> **Task inputs**:
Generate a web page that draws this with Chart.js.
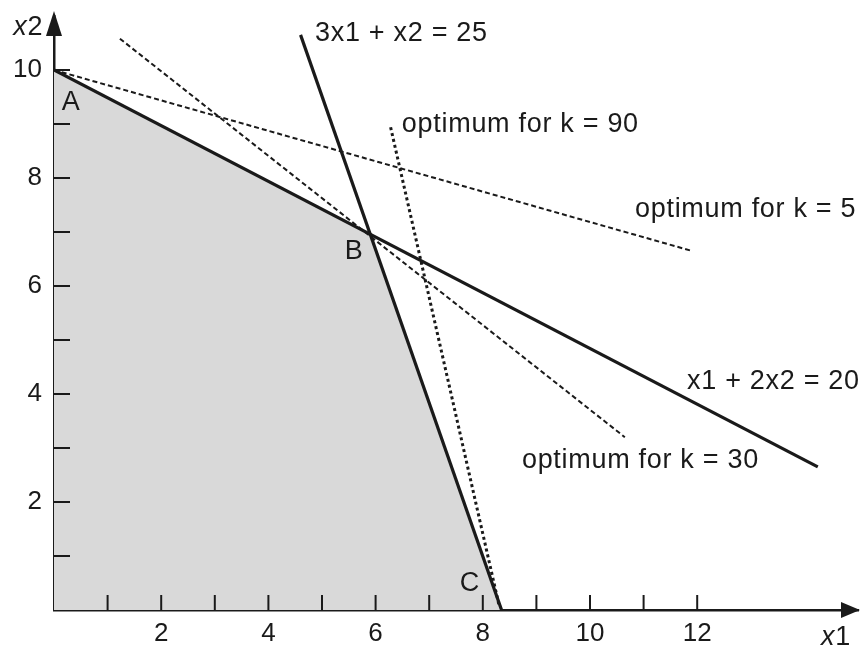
<!DOCTYPE html>
<html>
<head>
<meta charset="utf-8">
<script src="https://cdn.jsdelivr.net/npm/chart.js@4.4.1/dist/chart.umd.min.js"></script>
<style>
  html, body { margin: 0; padding: 0; background: #fff; }
  #wrap { width: 860px; height: 645px; }
</style>
</head>
<body>
<div id="wrap"><canvas id="lp"></canvas></div>
<script>
// feasible region corners A, B, C (filled down to x2 = 0)
const regionX = [0, 5.9, 8.35];
const regionY = [10, 6.95, 0];
// constraint x1 + 2x2 = 20
const c1X = [0, 14.25];
const c1Y = [10, 2.65];
// constraint 3x1 + x2 = 25
const c2X = [4.6, 8.35];
const c2Y = [10.65, 0];
// objective lines through the optimum
const k5X = [0, 11.9];
const k5Y = [10, 6.65];
const k30X = [1.23, 10.65];
const k30Y = [10.58, 3.2];
const k90X = [6.28, 8.3];
const k90Y = [8.94, 0.1];
// axis ticks and labels
const xTicks = [1, 2, 3, 4, 5, 6, 7, 8, 9, 10, 11, 12];
const yTicks = [1, 2, 3, 4, 5, 6, 7, 8, 9, 10];
const xTickLabels = [2, 4, 6, 8, 10, 12];
const yTickLabels = [2, 4, 6, 8, 10];

const FONT = '"Liberation Sans", Arial, sans-serif';
const INK = '#1a1a1a';

function pts(xs, ys) {
    return xs.map((x, i) => ({ x: x, y: ys[i] }));
}

// text placed in data coordinates (cap-centre)
const notes = [
    { parts: [['3x1 + x2 = 25', false]], x: 4.87, y: 10.72, align: 'left' },
    { parts: [['optimum for k = 90', false]], x: 6.49, y: 9.04, align: 'left' },
    { parts: [['optimum for k = 5', false]], x: 10.84, y: 7.46, align: 'left' },
    { parts: [['x1 + 2x2 = 20', false]], x: 11.81, y: 4.28, align: 'left' },
    { parts: [['optimum for k = 30', false]], x: 8.73, y: 2.8, align: 'left' },
    { parts: [['A', false]], x: 0.32, y: 9.43, align: 'center' },
    { parts: [['B', false]], x: 5.6, y: 6.67, align: 'center' },
    { parts: [['C', false]], x: 7.76, y: 0.54, align: 'center' },
    { parts: [['x', true], ['1', false]], x: 14.59, y: -0.46, align: 'center' },
    { parts: [['x', true], ['2', false]], x: -0.48, y: 10.83, align: 'center' }
];

const decor = {
    id: 'decor',
    afterDraw(chart) {
        const c = chart.ctx;
        const xs = chart.scales.x, ys = chart.scales.y;
        const x0 = xs.getPixelForValue(0), y0 = ys.getPixelForValue(0);
        c.save();
        c.strokeStyle = INK;
        c.fillStyle = INK;
        c.lineWidth = 2;
        // inward tick marks
        xTicks.forEach(v => {
            const px = xs.getPixelForValue(v);
            c.beginPath(); c.moveTo(px, y0); c.lineTo(px, y0 - 15); c.stroke();
        });
        yTicks.forEach(v => {
            const py = ys.getPixelForValue(v);
            c.beginPath(); c.moveTo(x0, py); c.lineTo(x0 + 16, py); c.stroke();
        });
        // arrow heads
        const xEnd = xs.getPixelForValue(xs.max) + 2;
        c.beginPath();
        c.moveTo(xEnd, y0); c.lineTo(xEnd - 19, y0 - 8); c.lineTo(xEnd - 19, y0 + 8);
        c.closePath(); c.fill();
        const yEnd = ys.getPixelForValue(ys.max) - 5;
        c.beginPath();
        c.moveTo(x0, yEnd); c.lineTo(x0 - 8, yEnd + 25); c.lineTo(x0 + 8, yEnd + 25);
        c.closePath(); c.fill();

        // annotations
        const size = 27;
        c.textBaseline = 'alphabetic';
        c.textAlign = 'left';
        c.letterSpacing = '0.7px';
        notes.forEach(n => {
            let w = 0;
            n.parts.forEach(p => {
                c.font = (p[1] ? 'italic ' : '') + size + 'px ' + FONT;
                w += c.measureText(p[0]).width;
            });
            let px = xs.getPixelForValue(n.x);
            if (n.align === 'center') px -= w / 2;
            const py = ys.getPixelForValue(n.y) + size * 0.716 / 2;
            n.parts.forEach(p => {
                c.font = (p[1] ? 'italic ' : '') + size + 'px ' + FONT;
                c.fillText(p[0], px, py);
                px += c.measureText(p[0]).width;
            });
        });
        c.restore();
    }
};

const lineStyle = {
    showLine: true, fill: false, pointRadius: 0, borderColor: INK
};

new Chart(document.getElementById('lp'), {
    type: 'scatter',
    data: {
        datasets: [
            {
                label: 'feasible region',
                data: pts(regionX, regionY),
                showLine: true, fill: 'origin', pointRadius: 0,
                borderWidth: 0, borderColor: 'rgba(0,0,0,0)',
                backgroundColor: '#d9d9d9', order: 10
            },
            Object.assign({ label: 'x1 + 2x2 = 20', data: pts(c1X, c1Y), borderWidth: 3.2 }, lineStyle),
            Object.assign({ label: '3x1 + x2 = 25', data: pts(c2X, c2Y), borderWidth: 3.2 }, lineStyle),
            Object.assign({ label: 'k = 5', data: pts(k5X, k5Y), borderWidth: 2, borderDash: [5, 3] }, lineStyle),
            Object.assign({ label: 'k = 30', data: pts(k30X, k30Y), borderWidth: 2, borderDash: [5, 3] }, lineStyle),
            Object.assign({ label: 'k = 90', data: pts(k90X, k90Y), borderWidth: 3, borderDash: [3, 3] }, lineStyle)
        ]
    },
    options: {
        responsive: true,
        maintainAspectRatio: false,
        animation: false,
        layout: { padding: { top: 16, right: 2, left: 0, bottom: 0 } },
        plugins: { legend: { display: false }, tooltip: { enabled: false } },
        scales: {
            x: {
                type: 'linear', min: 0, max: 15, z: 1,
                grid: { display: false, drawTicks: false },
                border: { display: true, color: INK, width: 2.5 },
                ticks: {
                    stepSize: 1, autoSkip: false, maxRotation: 0, padding: 8,
                    color: INK, font: { family: FONT, size: 26 },
                    callback: v => xTickLabels.includes(v) ? String(v) : ''
                },
                afterFit(s) { s.height = 35; s.paddingLeft = 0; s.paddingRight = 0; }
            },
            y: {
                type: 'linear', min: 0, max: 11, z: 1,
                grid: { display: false, drawTicks: false },
                border: { display: true, color: INK, width: 2.5 },
                ticks: {
                    stepSize: 1, autoSkip: false, padding: 12,
                    color: INK, font: { family: FONT, size: 26 },
                    callback: v => yTickLabels.includes(v) ? String(v) : ''
                },
                afterFit(s) { s.width = 54; s.paddingTop = 0; s.paddingBottom = 0; }
            }
        }
    },
    plugins: [decor]
});
</script>
</body>
</html>
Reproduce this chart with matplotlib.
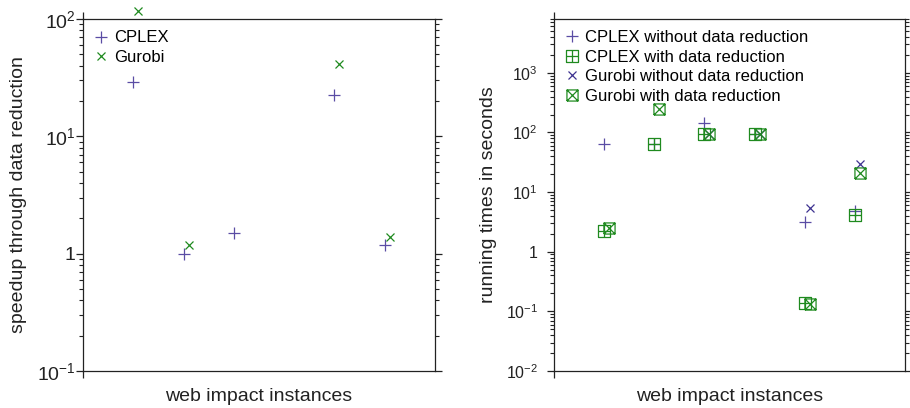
import numpy as np
import matplotlib
matplotlib.use("Agg")
import matplotlib.pyplot as plt
from matplotlib.path import Path
from matplotlib.ticker import FixedLocator, LogLocator, NullFormatter, FixedFormatter

plt.rcParams['font.family'] = ['Liberation Sans', 'DejaVu Sans']
plt.rcParams['mathtext.fontset'] = 'custom'
plt.rcParams['mathtext.rm'] = 'Liberation Sans'

nan = np.nan
instances = [1, 2, 3, 4, 5, 6]
speedup_cplex = [28.9, 0.99, 1.49, nan, 22.5, 1.19]
speedup_gurobi = [118, 1.19, nan, nan, 41.2, 1.40]

cplex_without = [65, 65, 143, 93.6, 3.2, 4.9]
cplex_with = [2.23, 65, 93.6, 93.6, 0.14, 4.1]
gurobi_without = [nan, nan, 93.6, 93.6, 5.5, 29.4]
gurobi_with = [2.51, 246, 93.6, 93.6, 0.133, 20.7]

left_ticks = [0.1, 1, 10, 100]
left_ticklabels = [r'$\mathdefault{10^{-1}}$', '1', r'$\mathdefault{10^{1}}$', r'$\mathdefault{10^{2}}$']
right_ticks = [0.01, 0.1, 1, 10, 100, 1000]
right_ticklabels = [r'$\mathdefault{10^{-2}}$', r'$\mathdefault{10^{-1}}$', '1',
                    r'$\mathdefault{10^{1}}$', r'$\mathdefault{10^{2}}$', r'$\mathdefault{10^{3}}$']

PURPLE = '#5a4ca4'
PURPLE2 = '#3d3290'
GREEN = '#1f8a1f'
TXT = '#222222'
GOFF = 0.1

M, L = Path.MOVETO, Path.LINETO
sq = [(-1, -1), (1, -1), (1, 1), (-1, 1), (-1, -1)]
sq_codes = [M, L, L, L, L]
box_plus = Path(sq + [(0, -1), (0, 1), (-1, 0), (1, 0)], sq_codes + [M, L, M, L])
box_cross = Path(sq + [(-1, -1), (1, 1), (-1, 1), (1, -1)], sq_codes + [M, L, M, L])

fig = plt.figure(figsize=(9.10, 4.08), dpi=100)
W, H = 910, 408
ax1 = fig.add_axes([83 / W, 1 - 371 / H, 352 / W, 352 / H])
ax2 = fig.add_axes([554 / W, 1 - 371 / H, 351 / W, 352 / H])

x = np.array(instances, dtype=float)

ax1.plot(x, speedup_cplex, ls='none', marker='+', ms=8, mew=0.9, color=PURPLE,
         label='CPLEX', clip_on=False)
ax1.plot(x + GOFF, speedup_gurobi, ls='none', marker='x', ms=6, mew=0.9, color=GREEN,
         label='Gurobi', clip_on=False)

ax2.plot(x, cplex_without, ls='none', marker='+', ms=8, mew=0.9, color=PURPLE,
         label='CPLEX without data reduction', clip_on=False)
ax2.plot(x, cplex_with, ls='none', marker=box_plus, ms=8, mew=0.9, mfc='none', color=GREEN,
         label='CPLEX with data reduction', clip_on=False)
ax2.plot(x + GOFF, gurobi_without, ls='none', marker='x', ms=6, mew=0.9, color=PURPLE2,
         label='Gurobi without data reduction', clip_on=False)
ax2.plot(x + GOFF, gurobi_with, ls='none', marker=box_cross, ms=8, mew=0.9, mfc='none', color=GREEN,
         label='Gurobi with data reduction', clip_on=False)

for ax, ylo, yhi, ticks, labels, lsize, lpad in [
        (ax1, 0.1, 100, left_ticks, left_ticklabels, 14, 0.5),
        (ax2, 0.01, 8000, right_ticks, right_ticklabels, 11.5, 6.5)]:
    ax.set_yscale('log')
    ax.set_ylim(ylo, yhi)
    ax.set_xlim(0, 7)
    ax.yaxis.set_major_locator(FixedLocator(ticks))
    ax.yaxis.set_major_formatter(FixedFormatter(labels))
    ax.yaxis.set_minor_locator(LogLocator(base=10, subs=np.arange(2, 10)))
    ax.yaxis.set_minor_formatter(NullFormatter())
    ax.set_xticks([0])
    ax.set_xticklabels([])
    ax.tick_params(axis='y', which='major', direction='out', length=5, width=0.9,
                   left=True, right=True, labelsize=lsize, pad=lpad, colors=TXT)
    ax.tick_params(axis='y', which='minor', direction='out', length=3, width=0.8,
                   left=True, right=True, colors=TXT)
    ax.tick_params(axis='x', which='major', direction='out', length=5, width=0.9,
                   top=True, bottom=True, colors=TXT)
    for s in ax.spines.values():
        s.set_linewidth(0.9)
        s.set_color(TXT)
    ax.set_xlabel('web impact instances', fontsize=14, labelpad=3.5, color=TXT)

ax1.set_ylabel('speedup through data reduction', fontsize=14, labelpad=7, color=TXT)
ax2.set_ylabel('running times in seconds', fontsize=14, labelpad=6.5, color=TXT)

for ax in (ax1, ax2):
    ax.legend(loc='upper left', frameon=False, fontsize=12, handlelength=0.8,
              handletextpad=0.38, labelspacing=0.27, borderaxespad=0.48, borderpad=0.2)

fig.savefig('out.png', dpi=100)
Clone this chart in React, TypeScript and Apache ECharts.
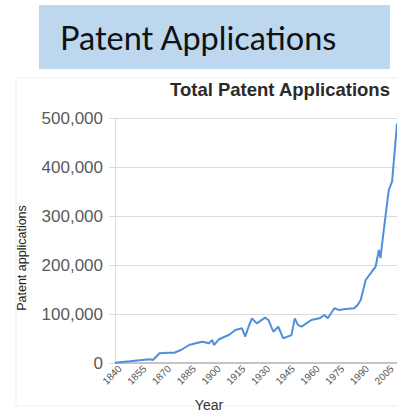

> **Direction**: Check each line of the material above for "this" and say how many lines contain it, giving the number alone.

> **Full answer**: 3